Disaffected employees of the renowned radio service believe that its editorial independence will be abolished by his plans for the corporate restructuring, abruptly announced in June.

They argue that the quality of its news service will be reduced by the move to absorb its newsroom into the BBC news division dominated by the domestic agenda.

They are also angered by his decision to stop the World Service making its own English language arts, business, drama, music, sport, science and religion programmes. These will be bought from the BBC's production division.

More than 1,350 staff have signed a petition to "save the World Service" and last month saw a lobby of Parliament on the issue, which the former head of BBC World Service, John Tusa, has branded "the greatest act of cultural vandalism" he has ever seen.

But Mr Birt told a press conference that the restructuring of the organisation would go ahead as planned. "We are going to have to continue to explain the considerable benefits which will come," he said.

Questioned about whether the reorganisation would lead to job losses, he refused to commit himself.

"People talk about the World Service like it's a statue in the garden which needs preserving," he added. "But where we have applied those ideas [of separating commissioning from production] they have been conspicuously and demonstrably successful."

It was a question of economics, the director-general continued. The World Service, which has 140 million listeners, would face a pounds 10m gap within the next couple of years between income and expenditure.

"There is a major competitive change to the markets in which it broadcasts and it needs a more flexible, loose-limbed structure for the digital age to allow it to adapt its services and make them ever more creative - and their costs ever less.

"We will take that argument to the doubters and to our own staff and in the end we will win it, because they are good and strong arguments."
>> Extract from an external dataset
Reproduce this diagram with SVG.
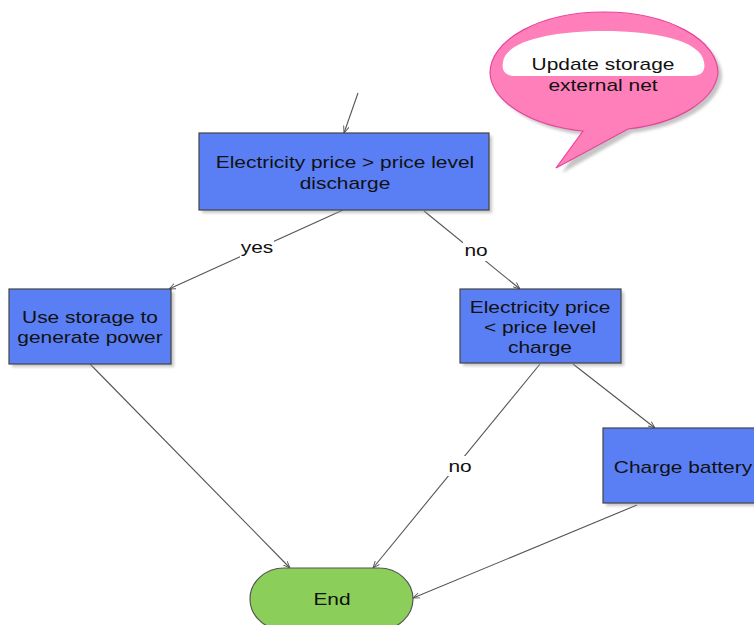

The fightback by the BBC's most senior staff continued last night when Sir Christopher Bland, the corporation's new chairman, defended the reorganisation in a speech to the Radio Academy in Birmingham.

The World Service would retain its editorial independence and would continue to remain "a separately managed directorate within the BBC", he told delegates to the conference.

"The authority of the World Service will not be reduced by the changes. John Birt and I have given an undertaking to the Foreign Office, and I and the Board of Governors would not agree to proposals which risked any diminution in quality.

"The World Service's programmes will remain distinct from those in other areas of the BBC. There is no question of it being swallowed up by some homogenising BBC new machine."

Sir Christopher added that it was "the one service which was mentioned to me time and time again by the 400 or so people who wrote to congratulate me when I became chairman.

"The message was the same: Look after the World Service."It was not a question of "if it ain't broke, don't fix it," he continued. "I say: the World Service may not be broke now, but we want to ensure that it doesn't become broke in the future."